• Problem details: Restate the listing that follows word for word, without its pictures.

• Stored data:
....

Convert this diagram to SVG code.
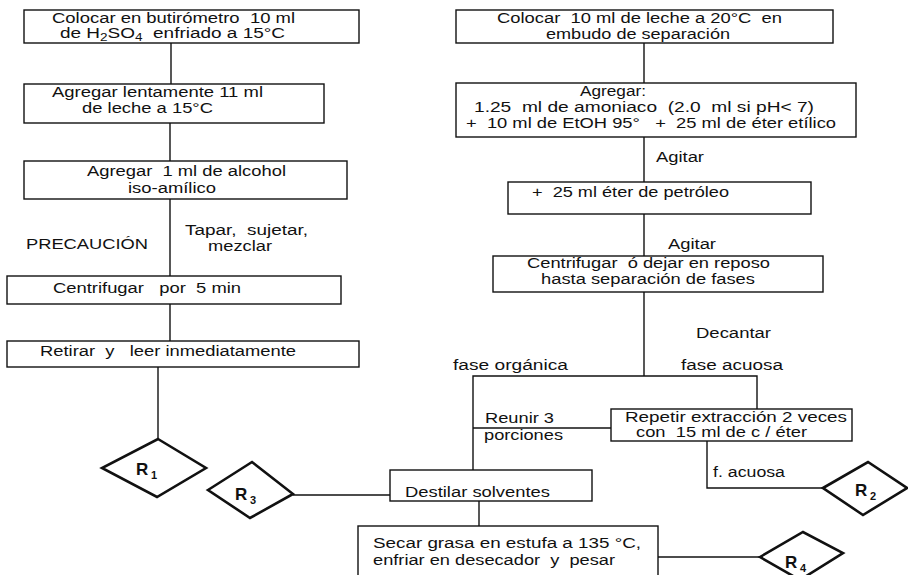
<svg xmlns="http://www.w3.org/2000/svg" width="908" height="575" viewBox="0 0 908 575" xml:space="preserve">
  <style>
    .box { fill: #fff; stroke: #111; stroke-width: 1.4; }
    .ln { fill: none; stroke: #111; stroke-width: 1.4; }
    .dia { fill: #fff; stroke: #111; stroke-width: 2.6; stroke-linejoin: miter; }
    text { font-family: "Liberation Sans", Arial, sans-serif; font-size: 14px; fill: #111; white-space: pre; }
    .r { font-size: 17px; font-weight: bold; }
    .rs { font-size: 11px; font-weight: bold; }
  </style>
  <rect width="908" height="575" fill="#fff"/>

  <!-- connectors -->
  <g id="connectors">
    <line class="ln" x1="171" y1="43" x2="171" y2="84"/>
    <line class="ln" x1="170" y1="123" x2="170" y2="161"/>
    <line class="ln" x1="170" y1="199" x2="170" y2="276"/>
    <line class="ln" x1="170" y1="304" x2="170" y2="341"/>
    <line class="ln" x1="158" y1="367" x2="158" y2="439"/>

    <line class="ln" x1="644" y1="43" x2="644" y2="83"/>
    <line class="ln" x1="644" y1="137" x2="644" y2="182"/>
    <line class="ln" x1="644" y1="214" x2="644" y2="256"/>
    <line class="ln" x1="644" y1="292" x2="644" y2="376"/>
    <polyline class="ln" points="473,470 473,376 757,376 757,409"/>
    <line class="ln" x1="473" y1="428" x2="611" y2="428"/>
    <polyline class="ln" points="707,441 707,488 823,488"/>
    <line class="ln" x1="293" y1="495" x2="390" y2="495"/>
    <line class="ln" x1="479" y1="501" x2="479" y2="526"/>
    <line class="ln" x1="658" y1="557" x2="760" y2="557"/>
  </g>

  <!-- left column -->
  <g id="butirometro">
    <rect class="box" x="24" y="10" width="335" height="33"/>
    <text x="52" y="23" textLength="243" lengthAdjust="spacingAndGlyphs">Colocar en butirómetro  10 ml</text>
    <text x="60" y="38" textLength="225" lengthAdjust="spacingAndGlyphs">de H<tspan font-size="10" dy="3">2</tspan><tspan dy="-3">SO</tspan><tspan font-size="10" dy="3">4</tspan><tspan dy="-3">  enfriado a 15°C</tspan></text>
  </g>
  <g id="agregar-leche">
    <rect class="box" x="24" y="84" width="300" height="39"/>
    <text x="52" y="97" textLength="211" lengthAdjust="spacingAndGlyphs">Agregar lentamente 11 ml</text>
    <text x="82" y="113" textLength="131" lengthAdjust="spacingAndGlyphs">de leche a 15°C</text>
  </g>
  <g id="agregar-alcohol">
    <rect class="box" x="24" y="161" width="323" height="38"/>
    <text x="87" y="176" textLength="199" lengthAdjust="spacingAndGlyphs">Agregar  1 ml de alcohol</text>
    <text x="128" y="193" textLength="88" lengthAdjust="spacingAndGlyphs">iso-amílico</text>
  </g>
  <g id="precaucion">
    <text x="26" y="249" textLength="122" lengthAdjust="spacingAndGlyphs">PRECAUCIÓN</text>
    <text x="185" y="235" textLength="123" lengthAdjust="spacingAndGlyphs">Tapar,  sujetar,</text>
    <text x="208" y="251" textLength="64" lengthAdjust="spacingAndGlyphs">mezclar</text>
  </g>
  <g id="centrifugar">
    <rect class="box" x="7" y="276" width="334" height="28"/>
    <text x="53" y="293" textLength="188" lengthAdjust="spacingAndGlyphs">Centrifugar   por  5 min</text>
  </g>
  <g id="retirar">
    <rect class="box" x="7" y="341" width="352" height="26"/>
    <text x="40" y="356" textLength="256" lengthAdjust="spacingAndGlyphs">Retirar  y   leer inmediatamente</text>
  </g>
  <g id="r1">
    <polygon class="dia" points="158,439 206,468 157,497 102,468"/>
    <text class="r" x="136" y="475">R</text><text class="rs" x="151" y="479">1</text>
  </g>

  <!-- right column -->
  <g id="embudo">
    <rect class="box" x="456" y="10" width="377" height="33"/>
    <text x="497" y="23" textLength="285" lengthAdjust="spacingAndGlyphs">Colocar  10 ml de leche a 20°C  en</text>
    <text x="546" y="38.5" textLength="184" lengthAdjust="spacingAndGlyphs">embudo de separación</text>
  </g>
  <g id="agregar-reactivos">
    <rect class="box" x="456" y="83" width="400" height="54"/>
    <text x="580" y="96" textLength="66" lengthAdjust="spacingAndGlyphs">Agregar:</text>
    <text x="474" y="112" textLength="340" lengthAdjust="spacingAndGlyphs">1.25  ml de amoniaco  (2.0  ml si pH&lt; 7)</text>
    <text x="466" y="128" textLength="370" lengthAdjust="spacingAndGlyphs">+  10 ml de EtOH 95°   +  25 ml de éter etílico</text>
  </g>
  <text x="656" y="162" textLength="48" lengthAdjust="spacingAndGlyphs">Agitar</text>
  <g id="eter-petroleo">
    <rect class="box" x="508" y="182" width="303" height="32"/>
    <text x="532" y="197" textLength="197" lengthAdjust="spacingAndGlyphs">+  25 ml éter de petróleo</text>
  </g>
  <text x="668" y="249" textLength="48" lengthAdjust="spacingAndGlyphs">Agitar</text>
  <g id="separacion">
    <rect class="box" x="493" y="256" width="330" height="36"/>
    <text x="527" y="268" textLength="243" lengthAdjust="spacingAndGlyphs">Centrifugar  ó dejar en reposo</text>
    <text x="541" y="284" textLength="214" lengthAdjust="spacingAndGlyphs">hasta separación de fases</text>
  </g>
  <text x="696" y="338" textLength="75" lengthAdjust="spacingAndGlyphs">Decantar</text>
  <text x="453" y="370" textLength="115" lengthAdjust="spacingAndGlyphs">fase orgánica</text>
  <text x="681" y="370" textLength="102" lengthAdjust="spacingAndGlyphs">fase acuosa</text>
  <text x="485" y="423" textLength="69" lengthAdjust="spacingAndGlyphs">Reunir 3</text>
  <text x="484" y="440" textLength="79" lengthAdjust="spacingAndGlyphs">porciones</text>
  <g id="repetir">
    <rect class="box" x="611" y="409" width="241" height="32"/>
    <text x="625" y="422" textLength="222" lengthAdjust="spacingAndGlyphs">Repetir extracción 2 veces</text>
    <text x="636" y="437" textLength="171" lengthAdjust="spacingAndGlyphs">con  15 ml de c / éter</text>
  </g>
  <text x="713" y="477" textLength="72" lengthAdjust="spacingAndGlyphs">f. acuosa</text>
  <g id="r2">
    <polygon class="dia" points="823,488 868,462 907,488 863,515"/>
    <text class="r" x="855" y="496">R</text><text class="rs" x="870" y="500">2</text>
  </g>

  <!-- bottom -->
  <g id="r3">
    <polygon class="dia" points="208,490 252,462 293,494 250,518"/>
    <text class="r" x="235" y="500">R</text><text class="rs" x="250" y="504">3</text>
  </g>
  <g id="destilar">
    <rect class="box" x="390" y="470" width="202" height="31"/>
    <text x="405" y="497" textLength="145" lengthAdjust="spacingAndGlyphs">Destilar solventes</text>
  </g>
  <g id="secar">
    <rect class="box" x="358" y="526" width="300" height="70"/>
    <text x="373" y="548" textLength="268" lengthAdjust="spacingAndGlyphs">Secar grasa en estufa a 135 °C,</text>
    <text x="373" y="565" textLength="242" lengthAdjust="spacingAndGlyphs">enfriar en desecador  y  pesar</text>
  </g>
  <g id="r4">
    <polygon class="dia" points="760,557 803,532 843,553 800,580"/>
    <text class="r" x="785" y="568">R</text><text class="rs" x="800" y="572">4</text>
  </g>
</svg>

....

• Response to the exercise:
Convert this diagram to SVG code.
<svg xmlns="http://www.w3.org/2000/svg" width="908" height="575" viewBox="0 0 908 575" xml:space="preserve">
  <style>
    .box { fill: #fff; stroke: #111; stroke-width: 1.4; }
    .ln { fill: none; stroke: #111; stroke-width: 1.4; }
    .dia { fill: #fff; stroke: #111; stroke-width: 2.6; stroke-linejoin: miter; }
    text { font-family: "Liberation Sans", Arial, sans-serif; font-size: 14px; fill: #111; white-space: pre; }
    .r { font-size: 17px; font-weight: bold; }
    .rs { font-size: 11px; font-weight: bold; }
  </style>
  <rect width="908" height="575" fill="#fff"/>

  <!-- connectors -->
  <g id="connectors">
    <line class="ln" x1="171" y1="43" x2="171" y2="84"/>
    <line class="ln" x1="170" y1="123" x2="170" y2="161"/>
    <line class="ln" x1="170" y1="199" x2="170" y2="276"/>
    <line class="ln" x1="170" y1="304" x2="170" y2="341"/>
    <line class="ln" x1="158" y1="367" x2="158" y2="439"/>

    <line class="ln" x1="644" y1="43" x2="644" y2="83"/>
    <line class="ln" x1="644" y1="137" x2="644" y2="182"/>
    <line class="ln" x1="644" y1="214" x2="644" y2="256"/>
    <line class="ln" x1="644" y1="292" x2="644" y2="376"/>
    <polyline class="ln" points="473,470 473,376 757,376 757,409"/>
    <line class="ln" x1="473" y1="428" x2="611" y2="428"/>
    <polyline class="ln" points="707,441 707,488 823,488"/>
    <line class="ln" x1="293" y1="495" x2="390" y2="495"/>
    <line class="ln" x1="479" y1="501" x2="479" y2="526"/>
    <line class="ln" x1="658" y1="557" x2="760" y2="557"/>
  </g>

  <!-- left column -->
  <g id="butirometro">
    <rect class="box" x="24" y="10" width="335" height="33"/>
    <text x="52" y="23" textLength="243" lengthAdjust="spacingAndGlyphs">Colocar en butirómetro  10 ml</text>
    <text x="60" y="38" textLength="225" lengthAdjust="spacingAndGlyphs">de H<tspan font-size="10" dy="3">2</tspan><tspan dy="-3">SO</tspan><tspan font-size="10" dy="3">4</tspan><tspan dy="-3">  enfriado a 15°C</tspan></text>
  </g>
  <g id="agregar-leche">
    <rect class="box" x="24" y="84" width="300" height="39"/>
    <text x="52" y="97" textLength="211" lengthAdjust="spacingAndGlyphs">Agregar lentamente 11 ml</text>
    <text x="82" y="113" textLength="131" lengthAdjust="spacingAndGlyphs">de leche a 15°C</text>
  </g>
  <g id="agregar-alcohol">
    <rect class="box" x="24" y="161" width="323" height="38"/>
    <text x="87" y="176" textLength="199" lengthAdjust="spacingAndGlyphs">Agregar  1 ml de alcohol</text>
    <text x="128" y="193" textLength="88" lengthAdjust="spacingAndGlyphs">iso-amílico</text>
  </g>
  <g id="precaucion">
    <text x="26" y="249" textLength="122" lengthAdjust="spacingAndGlyphs">PRECAUCIÓN</text>
    <text x="185" y="235" textLength="123" lengthAdjust="spacingAndGlyphs">Tapar,  sujetar,</text>
    <text x="208" y="251" textLength="64" lengthAdjust="spacingAndGlyphs">mezclar</text>
  </g>
  <g id="centrifugar">
    <rect class="box" x="7" y="276" width="334" height="28"/>
    <text x="53" y="293" textLength="188" lengthAdjust="spacingAndGlyphs">Centrifugar   por  5 min</text>
  </g>
  <g id="retirar">
    <rect class="box" x="7" y="341" width="352" height="26"/>
    <text x="40" y="356" textLength="256" lengthAdjust="spacingAndGlyphs">Retirar  y   leer inmediatamente</text>
  </g>
  <g id="r1">
    <polygon class="dia" points="158,439 206,468 157,497 102,468"/>
    <text class="r" x="136" y="475">R</text><text class="rs" x="151" y="479">1</text>
  </g>

  <!-- right column -->
  <g id="embudo">
    <rect class="box" x="456" y="10" width="377" height="33"/>
    <text x="497" y="23" textLength="285" lengthAdjust="spacingAndGlyphs">Colocar  10 ml de leche a 20°C  en</text>
    <text x="546" y="38.5" textLength="184" lengthAdjust="spacingAndGlyphs">embudo de separación</text>
  </g>
  <g id="agregar-reactivos">
    <rect class="box" x="456" y="83" width="400" height="54"/>
    <text x="580" y="96" textLength="66" lengthAdjust="spacingAndGlyphs">Agregar:</text>
    <text x="474" y="112" textLength="340" lengthAdjust="spacingAndGlyphs">1.25  ml de amoniaco  (2.0  ml si pH&lt; 7)</text>
    <text x="466" y="128" textLength="370" lengthAdjust="spacingAndGlyphs">+  10 ml de EtOH 95°   +  25 ml de éter etílico</text>
  </g>
  <text x="656" y="162" textLength="48" lengthAdjust="spacingAndGlyphs">Agitar</text>
  <g id="eter-petroleo">
    <rect class="box" x="508" y="182" width="303" height="32"/>
    <text x="532" y="197" textLength="197" lengthAdjust="spacingAndGlyphs">+  25 ml éter de petróleo</text>
  </g>
  <text x="668" y="249" textLength="48" lengthAdjust="spacingAndGlyphs">Agitar</text>
  <g id="separacion">
    <rect class="box" x="493" y="256" width="330" height="36"/>
    <text x="527" y="268" textLength="243" lengthAdjust="spacingAndGlyphs">Centrifugar  ó dejar en reposo</text>
    <text x="541" y="284" textLength="214" lengthAdjust="spacingAndGlyphs">hasta separación de fases</text>
  </g>
  <text x="696" y="338" textLength="75" lengthAdjust="spacingAndGlyphs">Decantar</text>
  <text x="453" y="370" textLength="115" lengthAdjust="spacingAndGlyphs">fase orgánica</text>
  <text x="681" y="370" textLength="102" lengthAdjust="spacingAndGlyphs">fase acuosa</text>
  <text x="485" y="423" textLength="69" lengthAdjust="spacingAndGlyphs">Reunir 3</text>
  <text x="484" y="440" textLength="79" lengthAdjust="spacingAndGlyphs">porciones</text>
  <g id="repetir">
    <rect class="box" x="611" y="409" width="241" height="32"/>
    <text x="625" y="422" textLength="222" lengthAdjust="spacingAndGlyphs">Repetir extracción 2 veces</text>
    <text x="636" y="437" textLength="171" lengthAdjust="spacingAndGlyphs">con  15 ml de c / éter</text>
  </g>
  <text x="713" y="477" textLength="72" lengthAdjust="spacingAndGlyphs">f. acuosa</text>
  <g id="r2">
    <polygon class="dia" points="823,488 868,462 907,488 863,515"/>
    <text class="r" x="855" y="496">R</text><text class="rs" x="870" y="500">2</text>
  </g>

  <!-- bottom -->
  <g id="r3">
    <polygon class="dia" points="208,490 252,462 293,494 250,518"/>
    <text class="r" x="235" y="500">R</text><text class="rs" x="250" y="504">3</text>
  </g>
  <g id="destilar">
    <rect class="box" x="390" y="470" width="202" height="31"/>
    <text x="405" y="497" textLength="145" lengthAdjust="spacingAndGlyphs">Destilar solventes</text>
  </g>
  <g id="secar">
    <rect class="box" x="358" y="526" width="300" height="70"/>
    <text x="373" y="548" textLength="268" lengthAdjust="spacingAndGlyphs">Secar grasa en estufa a 135 °C,</text>
    <text x="373" y="565" textLength="242" lengthAdjust="spacingAndGlyphs">enfriar en desecador  y  pesar</text>
  </g>
  <g id="r4">
    <polygon class="dia" points="760,557 803,532 843,553 800,580"/>
    <text class="r" x="785" y="568">R</text><text class="rs" x="800" y="572">4</text>
  </g>
</svg>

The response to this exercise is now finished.